REQUIRED WORK - Make an exact copy of the lines, leaving the pictures out.

--- start of GIVEN DATA ---

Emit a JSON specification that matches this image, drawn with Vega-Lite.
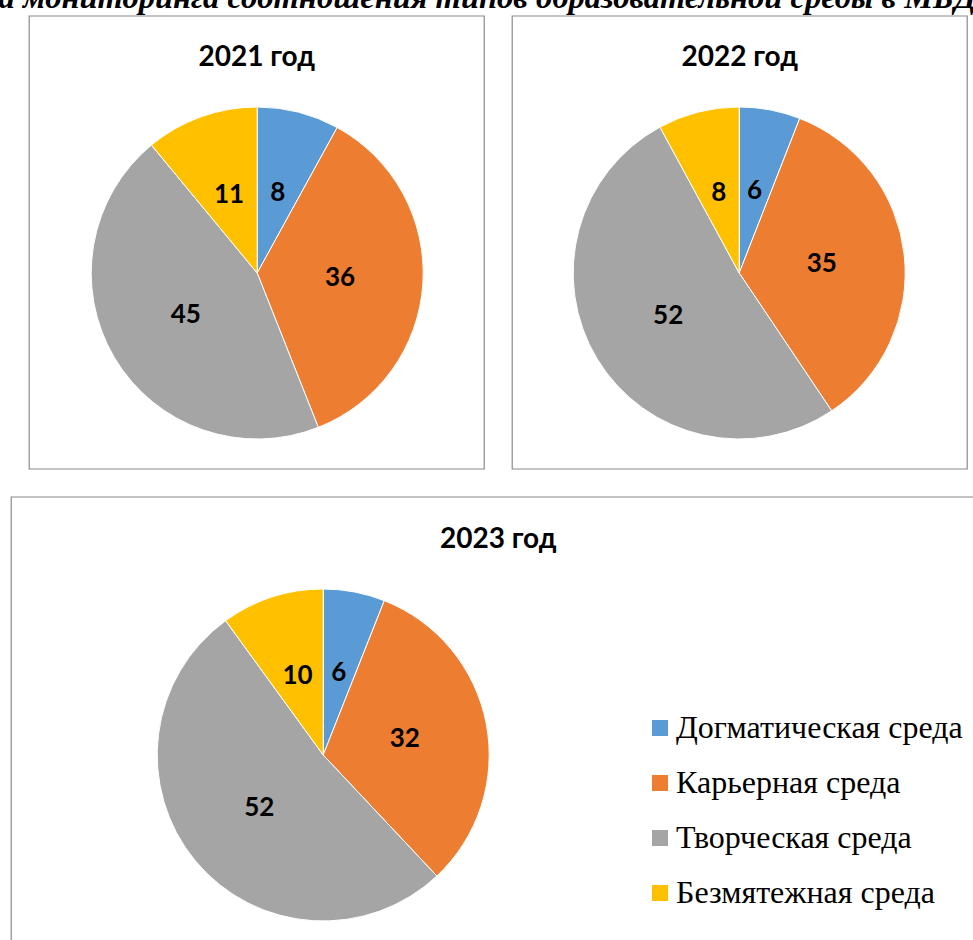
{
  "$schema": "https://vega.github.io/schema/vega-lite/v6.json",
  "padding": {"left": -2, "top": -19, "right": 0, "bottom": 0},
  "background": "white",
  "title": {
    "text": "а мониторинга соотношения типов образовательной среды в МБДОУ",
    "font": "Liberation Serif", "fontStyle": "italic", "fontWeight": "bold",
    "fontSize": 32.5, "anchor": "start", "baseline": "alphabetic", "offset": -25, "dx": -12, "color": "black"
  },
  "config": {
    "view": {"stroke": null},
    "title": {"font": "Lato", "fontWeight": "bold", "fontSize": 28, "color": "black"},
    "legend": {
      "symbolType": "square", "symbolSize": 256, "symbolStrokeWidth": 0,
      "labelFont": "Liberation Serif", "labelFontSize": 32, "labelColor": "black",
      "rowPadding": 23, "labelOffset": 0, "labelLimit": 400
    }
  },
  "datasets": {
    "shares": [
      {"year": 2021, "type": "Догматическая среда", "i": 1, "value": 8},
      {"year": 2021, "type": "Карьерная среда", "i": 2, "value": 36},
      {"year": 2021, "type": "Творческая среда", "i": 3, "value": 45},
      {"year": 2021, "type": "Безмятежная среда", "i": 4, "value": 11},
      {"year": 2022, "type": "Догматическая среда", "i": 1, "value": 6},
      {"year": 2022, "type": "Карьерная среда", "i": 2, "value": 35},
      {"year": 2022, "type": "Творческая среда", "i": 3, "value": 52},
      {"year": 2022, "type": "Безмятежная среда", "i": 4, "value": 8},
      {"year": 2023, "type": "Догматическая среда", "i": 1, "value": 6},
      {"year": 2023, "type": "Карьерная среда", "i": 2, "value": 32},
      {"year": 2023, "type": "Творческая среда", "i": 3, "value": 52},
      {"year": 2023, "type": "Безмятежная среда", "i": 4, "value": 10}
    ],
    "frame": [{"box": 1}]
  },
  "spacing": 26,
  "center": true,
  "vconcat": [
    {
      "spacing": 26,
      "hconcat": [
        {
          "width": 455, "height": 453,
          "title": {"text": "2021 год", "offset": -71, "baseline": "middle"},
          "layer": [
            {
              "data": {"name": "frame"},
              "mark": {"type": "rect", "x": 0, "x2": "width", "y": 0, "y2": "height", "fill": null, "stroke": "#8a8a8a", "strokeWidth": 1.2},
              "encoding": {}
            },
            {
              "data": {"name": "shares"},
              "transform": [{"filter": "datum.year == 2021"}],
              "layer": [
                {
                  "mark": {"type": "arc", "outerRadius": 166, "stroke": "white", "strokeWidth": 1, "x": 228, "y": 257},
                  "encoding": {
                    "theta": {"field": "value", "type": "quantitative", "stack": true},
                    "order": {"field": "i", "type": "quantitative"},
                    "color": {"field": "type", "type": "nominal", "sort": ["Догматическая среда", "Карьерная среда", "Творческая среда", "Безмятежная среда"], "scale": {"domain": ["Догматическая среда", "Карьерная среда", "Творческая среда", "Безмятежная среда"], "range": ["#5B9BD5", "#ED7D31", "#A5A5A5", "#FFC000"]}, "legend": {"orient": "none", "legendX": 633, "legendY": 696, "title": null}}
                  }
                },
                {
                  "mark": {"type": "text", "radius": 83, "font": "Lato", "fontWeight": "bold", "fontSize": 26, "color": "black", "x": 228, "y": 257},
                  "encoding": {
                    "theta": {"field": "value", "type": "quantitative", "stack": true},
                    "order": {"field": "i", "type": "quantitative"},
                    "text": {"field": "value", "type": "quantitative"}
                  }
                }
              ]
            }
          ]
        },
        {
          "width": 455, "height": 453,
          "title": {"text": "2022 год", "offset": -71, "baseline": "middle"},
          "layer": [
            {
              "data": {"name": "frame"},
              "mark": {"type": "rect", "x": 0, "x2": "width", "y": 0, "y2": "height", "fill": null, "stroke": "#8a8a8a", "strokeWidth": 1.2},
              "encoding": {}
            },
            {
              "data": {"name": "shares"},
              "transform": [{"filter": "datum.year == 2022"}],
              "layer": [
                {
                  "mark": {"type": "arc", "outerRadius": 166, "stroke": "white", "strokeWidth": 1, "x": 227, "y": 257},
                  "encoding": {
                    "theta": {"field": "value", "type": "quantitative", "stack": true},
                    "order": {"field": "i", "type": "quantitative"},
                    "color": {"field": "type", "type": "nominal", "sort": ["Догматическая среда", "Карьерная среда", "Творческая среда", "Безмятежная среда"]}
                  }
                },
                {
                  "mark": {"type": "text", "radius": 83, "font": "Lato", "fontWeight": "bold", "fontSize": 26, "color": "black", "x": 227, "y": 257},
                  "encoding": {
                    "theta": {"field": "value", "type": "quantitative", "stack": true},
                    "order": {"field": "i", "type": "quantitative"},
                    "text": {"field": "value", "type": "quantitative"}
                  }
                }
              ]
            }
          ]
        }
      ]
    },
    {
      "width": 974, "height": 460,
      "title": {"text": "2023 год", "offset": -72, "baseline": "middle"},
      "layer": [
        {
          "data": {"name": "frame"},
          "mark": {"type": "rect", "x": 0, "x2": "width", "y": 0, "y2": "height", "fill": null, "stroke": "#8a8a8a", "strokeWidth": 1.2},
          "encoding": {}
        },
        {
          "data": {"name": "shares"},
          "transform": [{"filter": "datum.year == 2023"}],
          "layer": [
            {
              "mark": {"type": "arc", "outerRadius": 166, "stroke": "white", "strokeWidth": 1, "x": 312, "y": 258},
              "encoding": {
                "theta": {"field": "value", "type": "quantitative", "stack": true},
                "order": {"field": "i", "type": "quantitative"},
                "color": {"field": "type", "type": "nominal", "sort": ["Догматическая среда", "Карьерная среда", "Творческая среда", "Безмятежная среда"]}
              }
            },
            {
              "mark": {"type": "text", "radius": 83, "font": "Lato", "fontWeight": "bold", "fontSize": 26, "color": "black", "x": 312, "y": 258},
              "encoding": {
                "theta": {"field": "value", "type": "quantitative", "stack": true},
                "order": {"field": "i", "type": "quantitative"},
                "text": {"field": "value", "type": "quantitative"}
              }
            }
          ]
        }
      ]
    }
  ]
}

--- end of GIVEN DATA ---

REPLY TO THE EXERCISE -
Emit a JSON specification that matches this image, drawn with Vega-Lite.
{
  "$schema": "https://vega.github.io/schema/vega-lite/v6.json",
  "padding": {"left": -2, "top": -19, "right": 0, "bottom": 0},
  "background": "white",
  "title": {
    "text": "а мониторинга соотношения типов образовательной среды в МБДОУ",
    "font": "Liberation Serif", "fontStyle": "italic", "fontWeight": "bold",
    "fontSize": 32.5, "anchor": "start", "baseline": "alphabetic", "offset": -25, "dx": -12, "color": "black"
  },
  "config": {
    "view": {"stroke": null},
    "title": {"font": "Lato", "fontWeight": "bold", "fontSize": 28, "color": "black"},
    "legend": {
      "symbolType": "square", "symbolSize": 256, "symbolStrokeWidth": 0,
      "labelFont": "Liberation Serif", "labelFontSize": 32, "labelColor": "black",
      "rowPadding": 23, "labelOffset": 0, "labelLimit": 400
    }
  },
  "datasets": {
    "shares": [
      {"year": 2021, "type": "Догматическая среда", "i": 1, "value": 8},
      {"year": 2021, "type": "Карьерная среда", "i": 2, "value": 36},
      {"year": 2021, "type": "Творческая среда", "i": 3, "value": 45},
      {"year": 2021, "type": "Безмятежная среда", "i": 4, "value": 11},
      {"year": 2022, "type": "Догматическая среда", "i": 1, "value": 6},
      {"year": 2022, "type": "Карьерная среда", "i": 2, "value": 35},
      {"year": 2022, "type": "Творческая среда", "i": 3, "value": 52},
      {"year": 2022, "type": "Безмятежная среда", "i": 4, "value": 8},
      {"year": 2023, "type": "Догматическая среда", "i": 1, "value": 6},
      {"year": 2023, "type": "Карьерная среда", "i": 2, "value": 32},
      {"year": 2023, "type": "Творческая среда", "i": 3, "value": 52},
      {"year": 2023, "type": "Безмятежная среда", "i": 4, "value": 10}
    ],
    "frame": [{"box": 1}]
  },
  "spacing": 26,
  "center": true,
  "vconcat": [
    {
      "spacing": 26,
      "hconcat": [
        {
          "width": 455, "height": 453,
          "title": {"text": "2021 год", "offset": -71, "baseline": "middle"},
          "layer": [
            {
              "data": {"name": "frame"},
              "mark": {"type": "rect", "x": 0, "x2": "width", "y": 0, "y2": "height", "fill": null, "stroke": "#8a8a8a", "strokeWidth": 1.2},
              "encoding": {}
            },
            {
              "data": {"name": "shares"},
              "transform": [{"filter": "datum.year == 2021"}],
              "layer": [
                {
                  "mark": {"type": "arc", "outerRadius": 166, "stroke": "white", "strokeWidth": 1, "x": 228, "y": 257},
                  "encoding": {
                    "theta": {"field": "value", "type": "quantitative", "stack": true},
                    "order": {"field": "i", "type": "quantitative"},
                    "color": {"field": "type", "type": "nominal", "sort": ["Догматическая среда", "Карьерная среда", "Творческая среда", "Безмятежная среда"], "scale": {"domain": ["Догматическая среда", "Карьерная среда", "Творческая среда", "Безмятежная среда"], "range": ["#5B9BD5", "#ED7D31", "#A5A5A5", "#FFC000"]}, "legend": {"orient": "none", "legendX": 633, "legendY": 696, "title": null}}
                  }
                },
                {
                  "mark": {"type": "text", "radius": 83, "font": "Lato", "fontWeight": "bold", "fontSize": 26, "color": "black", "x": 228, "y": 257},
                  "encoding": {
                    "theta": {"field": "value", "type": "quantitative", "stack": true},
                    "order": {"field": "i", "type": "quantitative"},
                    "text": {"field": "value", "type": "quantitative"}
                  }
                }
              ]
            }
          ]
        },
        {
          "width": 455, "height": 453,
          "title": {"text": "2022 год", "offset": -71, "baseline": "middle"},
          "layer": [
            {
              "data": {"name": "frame"},
              "mark": {"type": "rect", "x": 0, "x2": "width", "y": 0, "y2": "height", "fill": null, "stroke": "#8a8a8a", "strokeWidth": 1.2},
              "encoding": {}
            },
            {
              "data": {"name": "shares"},
              "transform": [{"filter": "datum.year == 2022"}],
              "layer": [
                {
                  "mark": {"type": "arc", "outerRadius": 166, "stroke": "white", "strokeWidth": 1, "x": 227, "y": 257},
                  "encoding": {
                    "theta": {"field": "value", "type": "quantitative", "stack": true},
                    "order": {"field": "i", "type": "quantitative"},
                    "color": {"field": "type", "type": "nominal", "sort": ["Догматическая среда", "Карьерная среда", "Творческая среда", "Безмятежная среда"]}
                  }
                },
                {
                  "mark": {"type": "text", "radius": 83, "font": "Lato", "fontWeight": "bold", "fontSize": 26, "color": "black", "x": 227, "y": 257},
                  "encoding": {
                    "theta": {"field": "value", "type": "quantitative", "stack": true},
                    "order": {"field": "i", "type": "quantitative"},
                    "text": {"field": "value", "type": "quantitative"}
                  }
                }
              ]
            }
          ]
        }
      ]
    },
    {
      "width": 974, "height": 460,
      "title": {"text": "2023 год", "offset": -72, "baseline": "middle"},
      "layer": [
        {
          "data": {"name": "frame"},
          "mark": {"type": "rect", "x": 0, "x2": "width", "y": 0, "y2": "height", "fill": null, "stroke": "#8a8a8a", "strokeWidth": 1.2},
          "encoding": {}
        },
        {
          "data": {"name": "shares"},
          "transform": [{"filter": "datum.year == 2023"}],
          "layer": [
            {
              "mark": {"type": "arc", "outerRadius": 166, "stroke": "white", "strokeWidth": 1, "x": 312, "y": 258},
              "encoding": {
                "theta": {"field": "value", "type": "quantitative", "stack": true},
                "order": {"field": "i", "type": "quantitative"},
                "color": {"field": "type", "type": "nominal", "sort": ["Догматическая среда", "Карьерная среда", "Творческая среда", "Безмятежная среда"]}
              }
            },
            {
              "mark": {"type": "text", "radius": 83, "font": "Lato", "fontWeight": "bold", "fontSize": 26, "color": "black", "x": 312, "y": 258},
              "encoding": {
                "theta": {"field": "value", "type": "quantitative", "stack": true},
                "order": {"field": "i", "type": "quantitative"},
                "text": {"field": "value", "type": "quantitative"}
              }
            }
          ]
        }
      ]
    }
  ]
}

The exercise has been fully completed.